Will they set up the artists’ housing? Jeanne Lufty can’t confirm that they will. “Housing is going to be an important component here. We’re doing an economic feasibility study. Can we subsidize, and make a portion of it artist housing?” Moving from “we” to a more hypothetical “you,” she continued, “If you can, how exactly do you finance it?” There is no doubt that she, like other members of the LDC, has good intentions, but the outcome isn’t clear yet: “Artists and arts groups are being forced out of Manhattan. There’s the possibility that we can give them a solution, a long-term solution, and we will, so that we don’t have a SoHo situation in a few years. If we have control of the property, and our mission is to create an arts district, we’ll try to do it right. The goal is to find affordable and desirable space. It’s not a situation where we are going to set up these artists and then when the market changes…” She trailed off. Lutfy and the LDC don’t know, or perhaps can’t say, what shape their plans will take.

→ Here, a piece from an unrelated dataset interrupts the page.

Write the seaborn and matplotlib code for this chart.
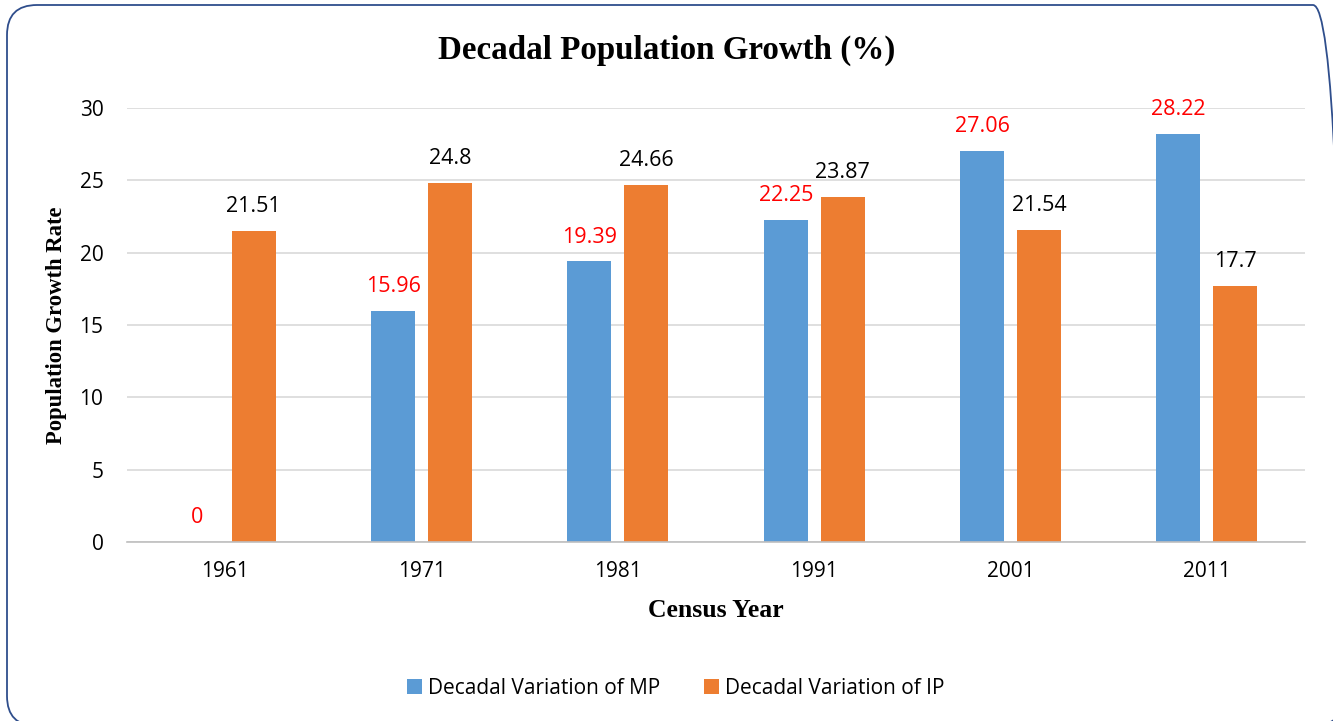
import matplotlib
matplotlib.use("Agg")
import matplotlib.pyplot as plt
from matplotlib.patches import FancyBboxPatch
import seaborn as sns
import pandas as pd

# data
years = ['1961', '1971', '1981', '1991', '2001', '2011']
mp_growth = [0, 15.96, 19.39, 22.25, 27.06, 28.22]
ip_growth = [21.51, 24.8, 24.66, 23.87, 21.54, 17.7]
series_names = ['Decadal Variation of MP', 'Decadal Variation of IP']
label_colors = ['#FF0000', '#000000']
bar_colors = ['#5B9BD5', '#ED7D31']

df = pd.DataFrame({
    'year': years * 2,
    'growth': mp_growth + ip_growth,
    'series': [series_names[0]] * len(years) + [series_names[1]] * len(years),
})

sns.set_theme(style="white")
plt.rcParams['font.family'] = ['Open Sans', 'DejaVu Sans']
plt.rcParams['text.color'] = '#000000'
plt.rcParams['axes.labelcolor'] = '#000000'

fig = plt.figure(figsize=(13.33, 7.21), dpi=100)
ax = fig.add_axes([0.0953, 0.2483, 0.8837, 0.6019])

sns.barplot(data=df, x='year', y='growth', hue='series', palette=bar_colors,
            width=0.58, gap=0.23, saturation=1, linewidth=0, ax=ax, legend=True)

# value labels above bars
for cont, col in zip(ax.containers, label_colors):
    ax.bar_label(cont, labels=[f'{v:g}' for v in cont.datavalues],
                 padding=10, color=col, fontsize=15.5)

ax.set_ylim(0, 30)
ax.set_yticks([0, 5, 10, 15, 20, 25, 30])
ax.yaxis.grid(True, color='#D9D9D9', linewidth=1.2)
ax.set_axisbelow(True)
for side in ['top', 'right', 'left']:
    ax.spines[side].set_visible(False)
ax.spines['bottom'].set_color('#BFBFBF')
ax.spines['bottom'].set_linewidth(1.2)
ax.tick_params(axis='both', length=0, labelsize=15, colors='#000000')
ax.tick_params(axis='x', pad=14)
ax.tick_params(axis='y', pad=17)

ax.set_xlabel('Census Year', family='Liberation Serif', fontweight='bold',
              fontsize=18.5, labelpad=12)
ax.set_ylabel('Population Growth Rate', family='Liberation Serif', fontweight='bold',
              fontsize=16.3, labelpad=9)
fig.text(0.5, 0.93, 'Decadal Population Growth (%)', ha='center', va='center',
         family='Liberation Serif', fontweight='bold', fontsize=23.8)

handles, labels = ax.get_legend_handles_labels()
ax.legend_.remove()
fig.legend(handles, labels, loc='center', bbox_to_anchor=(0.507, 0.045), ncol=2,
           frameon=False, fontsize=15, handlelength=0.7, handleheight=0.7,
           handletextpad=0.3, columnspacing=2.1)

# rounded chart border, running just past the right and bottom edges
border = FancyBboxPatch((0.07, -0.05), 13.36, 7.21,
                        boxstyle='round,pad=0,rounding_size=0.30',
                        transform=fig.dpi_scale_trans, fill=False,
                        edgecolor='#2F4E8C', linewidth=1.3)
fig.patches.append(border)

fig.savefig('out.png', dpi=100)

I wouldn’t hazard a guess where the Fort Greene migrants I know will be in a few years—or, if one of them is in artists’ housing, where the others will go—if prices continue to apace. Down in what I’ve cut christened SoSoSlo (South of South Slope), my own mom and pop landlord and lady say they know that renovated apartments across the street are going for nearly twice my rent. We talked it over this morning as they waited for their Daily News delivery, Ismeal in his shorts and Helen in her robe—“Those people from New York want to drive the prices up and up and up.” All I can do is disguise my Manhattan history, bake them cookies, and pray. They say I’m “like family.” Can we add that as a rider to next year’s lease?